- [TASK BRIEF]
Emit a verbatim copy of the lines below from the line with "Emit a LaTeX" through the line with "(0,0) rectangle (772,472);", excluding pictures and everything outside that range.

- [DATA PROVIDED]
---*---
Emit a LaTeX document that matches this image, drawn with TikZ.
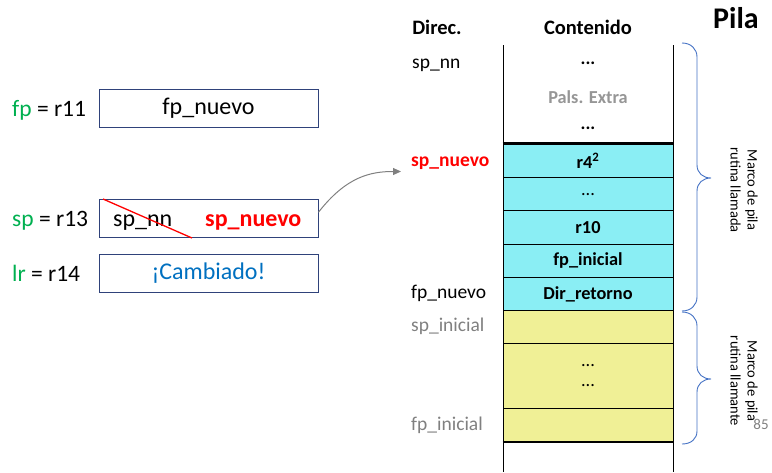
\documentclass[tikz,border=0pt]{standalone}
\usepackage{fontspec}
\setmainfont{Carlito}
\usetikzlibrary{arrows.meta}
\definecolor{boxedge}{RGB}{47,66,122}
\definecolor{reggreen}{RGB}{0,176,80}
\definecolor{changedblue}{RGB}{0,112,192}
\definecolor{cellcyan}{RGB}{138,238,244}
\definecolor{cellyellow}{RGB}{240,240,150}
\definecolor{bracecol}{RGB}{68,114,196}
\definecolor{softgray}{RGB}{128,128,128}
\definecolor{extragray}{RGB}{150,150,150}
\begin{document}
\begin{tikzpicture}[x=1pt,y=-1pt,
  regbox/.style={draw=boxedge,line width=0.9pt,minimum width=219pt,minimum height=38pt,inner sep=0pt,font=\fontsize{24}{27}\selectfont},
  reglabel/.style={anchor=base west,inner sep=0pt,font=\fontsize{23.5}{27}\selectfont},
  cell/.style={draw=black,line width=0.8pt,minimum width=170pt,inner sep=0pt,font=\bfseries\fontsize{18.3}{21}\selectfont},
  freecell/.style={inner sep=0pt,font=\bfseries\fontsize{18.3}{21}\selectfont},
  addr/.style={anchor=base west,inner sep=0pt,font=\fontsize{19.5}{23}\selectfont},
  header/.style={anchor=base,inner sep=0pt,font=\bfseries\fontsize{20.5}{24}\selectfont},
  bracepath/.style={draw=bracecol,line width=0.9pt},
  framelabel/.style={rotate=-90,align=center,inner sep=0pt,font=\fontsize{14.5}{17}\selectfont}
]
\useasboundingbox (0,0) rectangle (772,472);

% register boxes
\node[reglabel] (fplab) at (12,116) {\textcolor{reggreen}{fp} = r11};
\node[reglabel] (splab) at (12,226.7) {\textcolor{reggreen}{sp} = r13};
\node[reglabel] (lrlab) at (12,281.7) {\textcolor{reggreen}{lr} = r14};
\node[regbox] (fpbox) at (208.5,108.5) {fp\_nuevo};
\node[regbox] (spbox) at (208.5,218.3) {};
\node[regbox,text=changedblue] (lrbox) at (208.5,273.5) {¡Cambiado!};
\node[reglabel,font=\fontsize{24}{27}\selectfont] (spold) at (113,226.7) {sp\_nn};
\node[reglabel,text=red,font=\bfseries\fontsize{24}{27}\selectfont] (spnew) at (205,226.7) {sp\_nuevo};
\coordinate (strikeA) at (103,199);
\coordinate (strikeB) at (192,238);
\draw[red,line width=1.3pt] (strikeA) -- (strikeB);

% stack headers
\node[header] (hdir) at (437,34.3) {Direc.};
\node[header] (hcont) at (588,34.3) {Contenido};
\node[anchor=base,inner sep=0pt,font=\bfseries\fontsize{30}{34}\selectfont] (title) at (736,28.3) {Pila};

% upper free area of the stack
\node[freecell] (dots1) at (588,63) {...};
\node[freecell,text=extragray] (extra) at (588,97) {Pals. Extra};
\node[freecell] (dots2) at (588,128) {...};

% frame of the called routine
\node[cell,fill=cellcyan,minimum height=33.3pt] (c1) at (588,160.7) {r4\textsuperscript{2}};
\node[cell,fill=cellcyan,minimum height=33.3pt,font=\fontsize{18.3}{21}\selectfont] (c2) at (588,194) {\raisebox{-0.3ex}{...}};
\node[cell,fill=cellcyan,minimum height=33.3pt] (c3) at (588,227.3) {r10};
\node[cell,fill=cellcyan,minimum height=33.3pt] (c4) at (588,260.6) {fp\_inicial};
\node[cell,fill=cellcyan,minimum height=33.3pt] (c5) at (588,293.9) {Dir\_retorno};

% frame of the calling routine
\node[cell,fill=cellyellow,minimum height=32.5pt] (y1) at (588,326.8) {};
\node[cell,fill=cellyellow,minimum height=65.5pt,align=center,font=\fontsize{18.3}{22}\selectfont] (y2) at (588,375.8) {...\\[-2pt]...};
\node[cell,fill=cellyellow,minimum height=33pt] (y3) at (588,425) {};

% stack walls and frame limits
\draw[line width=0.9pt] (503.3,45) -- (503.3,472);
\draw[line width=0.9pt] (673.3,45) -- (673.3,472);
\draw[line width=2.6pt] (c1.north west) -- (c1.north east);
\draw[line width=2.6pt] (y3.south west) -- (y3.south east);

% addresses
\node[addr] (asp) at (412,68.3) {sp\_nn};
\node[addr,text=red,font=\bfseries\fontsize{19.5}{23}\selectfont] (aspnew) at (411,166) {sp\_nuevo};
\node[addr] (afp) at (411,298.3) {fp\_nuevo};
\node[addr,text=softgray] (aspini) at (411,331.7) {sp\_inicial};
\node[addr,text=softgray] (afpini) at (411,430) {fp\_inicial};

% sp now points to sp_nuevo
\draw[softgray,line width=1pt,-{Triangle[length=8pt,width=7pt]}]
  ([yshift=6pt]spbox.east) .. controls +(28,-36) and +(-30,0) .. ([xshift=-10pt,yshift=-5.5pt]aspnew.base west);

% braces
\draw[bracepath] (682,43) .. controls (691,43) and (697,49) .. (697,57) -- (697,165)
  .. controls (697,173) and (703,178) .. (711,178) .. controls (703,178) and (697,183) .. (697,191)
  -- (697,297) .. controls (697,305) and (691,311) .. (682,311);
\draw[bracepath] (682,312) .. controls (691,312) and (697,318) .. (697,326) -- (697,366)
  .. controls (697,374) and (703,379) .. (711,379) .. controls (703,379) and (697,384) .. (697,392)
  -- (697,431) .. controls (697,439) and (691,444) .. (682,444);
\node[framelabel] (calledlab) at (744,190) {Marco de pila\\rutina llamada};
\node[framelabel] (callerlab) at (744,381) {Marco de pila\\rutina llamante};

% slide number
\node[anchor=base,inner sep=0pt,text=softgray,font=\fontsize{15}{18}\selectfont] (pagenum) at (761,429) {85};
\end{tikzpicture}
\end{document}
---*---
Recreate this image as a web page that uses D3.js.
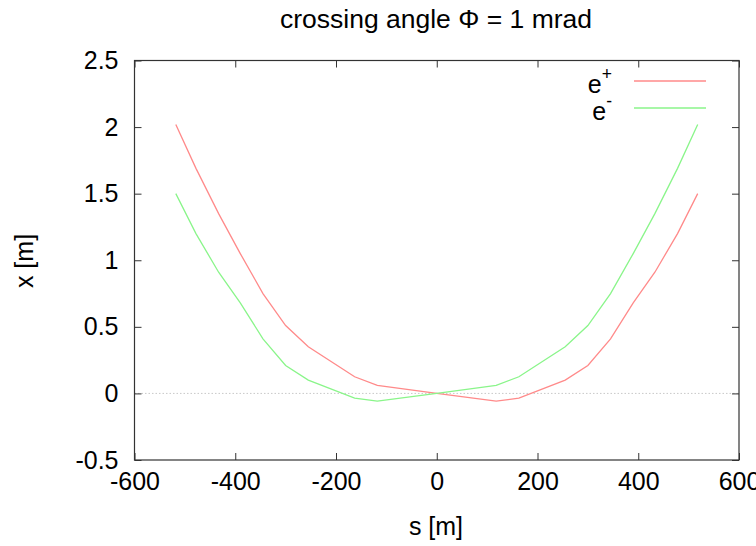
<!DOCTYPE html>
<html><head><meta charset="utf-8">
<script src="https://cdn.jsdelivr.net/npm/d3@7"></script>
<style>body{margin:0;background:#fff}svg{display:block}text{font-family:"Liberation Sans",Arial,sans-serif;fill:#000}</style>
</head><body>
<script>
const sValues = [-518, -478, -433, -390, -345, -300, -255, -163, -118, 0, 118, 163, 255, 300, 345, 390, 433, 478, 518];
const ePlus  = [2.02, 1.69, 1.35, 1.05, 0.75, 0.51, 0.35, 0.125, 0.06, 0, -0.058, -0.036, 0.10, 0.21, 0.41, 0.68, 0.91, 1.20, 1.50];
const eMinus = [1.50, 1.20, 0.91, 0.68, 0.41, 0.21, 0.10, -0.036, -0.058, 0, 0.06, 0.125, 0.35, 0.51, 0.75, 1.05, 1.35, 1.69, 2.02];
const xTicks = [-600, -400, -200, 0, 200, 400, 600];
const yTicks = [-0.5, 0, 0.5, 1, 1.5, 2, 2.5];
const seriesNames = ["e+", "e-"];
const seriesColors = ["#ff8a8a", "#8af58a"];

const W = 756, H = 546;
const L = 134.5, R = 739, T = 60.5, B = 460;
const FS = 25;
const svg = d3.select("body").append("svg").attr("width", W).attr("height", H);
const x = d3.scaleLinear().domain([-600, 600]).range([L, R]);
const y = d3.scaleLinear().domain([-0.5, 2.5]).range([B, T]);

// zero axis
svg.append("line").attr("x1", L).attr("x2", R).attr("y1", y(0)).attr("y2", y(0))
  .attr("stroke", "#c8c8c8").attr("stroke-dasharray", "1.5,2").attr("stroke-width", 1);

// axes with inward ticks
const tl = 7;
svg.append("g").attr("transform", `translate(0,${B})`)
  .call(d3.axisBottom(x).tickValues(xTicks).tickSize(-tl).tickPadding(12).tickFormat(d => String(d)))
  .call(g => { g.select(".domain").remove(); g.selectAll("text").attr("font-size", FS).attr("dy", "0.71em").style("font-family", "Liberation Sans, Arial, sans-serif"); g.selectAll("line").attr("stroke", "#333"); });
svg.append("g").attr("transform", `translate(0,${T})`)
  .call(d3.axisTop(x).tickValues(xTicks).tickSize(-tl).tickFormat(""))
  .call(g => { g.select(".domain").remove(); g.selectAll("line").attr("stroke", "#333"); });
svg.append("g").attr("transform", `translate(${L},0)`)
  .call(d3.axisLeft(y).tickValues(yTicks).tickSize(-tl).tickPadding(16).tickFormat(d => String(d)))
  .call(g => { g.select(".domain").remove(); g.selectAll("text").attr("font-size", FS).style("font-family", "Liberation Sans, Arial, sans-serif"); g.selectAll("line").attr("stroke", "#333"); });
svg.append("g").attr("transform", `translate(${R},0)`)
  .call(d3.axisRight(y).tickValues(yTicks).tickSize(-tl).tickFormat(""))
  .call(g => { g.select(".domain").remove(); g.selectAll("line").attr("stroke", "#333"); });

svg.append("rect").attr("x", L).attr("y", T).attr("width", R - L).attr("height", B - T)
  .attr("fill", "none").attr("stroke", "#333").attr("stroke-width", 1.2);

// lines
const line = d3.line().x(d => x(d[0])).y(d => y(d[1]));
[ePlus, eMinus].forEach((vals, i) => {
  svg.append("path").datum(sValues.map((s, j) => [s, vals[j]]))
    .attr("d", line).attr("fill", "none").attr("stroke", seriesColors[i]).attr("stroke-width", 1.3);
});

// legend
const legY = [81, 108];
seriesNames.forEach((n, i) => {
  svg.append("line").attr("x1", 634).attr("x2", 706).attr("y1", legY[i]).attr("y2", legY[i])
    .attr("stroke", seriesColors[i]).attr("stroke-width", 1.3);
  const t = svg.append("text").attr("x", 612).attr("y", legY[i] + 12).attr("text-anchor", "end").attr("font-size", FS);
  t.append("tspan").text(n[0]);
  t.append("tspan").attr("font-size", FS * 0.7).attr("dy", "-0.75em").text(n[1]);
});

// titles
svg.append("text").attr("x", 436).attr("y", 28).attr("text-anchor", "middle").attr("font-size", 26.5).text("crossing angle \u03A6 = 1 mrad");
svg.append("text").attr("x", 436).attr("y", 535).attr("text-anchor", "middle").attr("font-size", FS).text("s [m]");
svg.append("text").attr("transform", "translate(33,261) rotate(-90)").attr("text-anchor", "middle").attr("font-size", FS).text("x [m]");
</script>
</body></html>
---*---
- [OUTPUT OF THE EXERCISE]
Emit a LaTeX document that matches this image, drawn with TikZ.
\documentclass[tikz,border=0pt]{standalone}
\usepackage{fontspec}
\setmainfont{Carlito}
\usetikzlibrary{arrows.meta}
\definecolor{boxedge}{RGB}{47,66,122}
\definecolor{reggreen}{RGB}{0,176,80}
\definecolor{changedblue}{RGB}{0,112,192}
\definecolor{cellcyan}{RGB}{138,238,244}
\definecolor{cellyellow}{RGB}{240,240,150}
\definecolor{bracecol}{RGB}{68,114,196}
\definecolor{softgray}{RGB}{128,128,128}
\definecolor{extragray}{RGB}{150,150,150}
\begin{document}
\begin{tikzpicture}[x=1pt,y=-1pt,
  regbox/.style={draw=boxedge,line width=0.9pt,minimum width=219pt,minimum height=38pt,inner sep=0pt,font=\fontsize{24}{27}\selectfont},
  reglabel/.style={anchor=base west,inner sep=0pt,font=\fontsize{23.5}{27}\selectfont},
  cell/.style={draw=black,line width=0.8pt,minimum width=170pt,inner sep=0pt,font=\bfseries\fontsize{18.3}{21}\selectfont},
  freecell/.style={inner sep=0pt,font=\bfseries\fontsize{18.3}{21}\selectfont},
  addr/.style={anchor=base west,inner sep=0pt,font=\fontsize{19.5}{23}\selectfont},
  header/.style={anchor=base,inner sep=0pt,font=\bfseries\fontsize{20.5}{24}\selectfont},
  bracepath/.style={draw=bracecol,line width=0.9pt},
  framelabel/.style={rotate=-90,align=center,inner sep=0pt,font=\fontsize{14.5}{17}\selectfont}
]
\useasboundingbox (0,0) rectangle (772,472);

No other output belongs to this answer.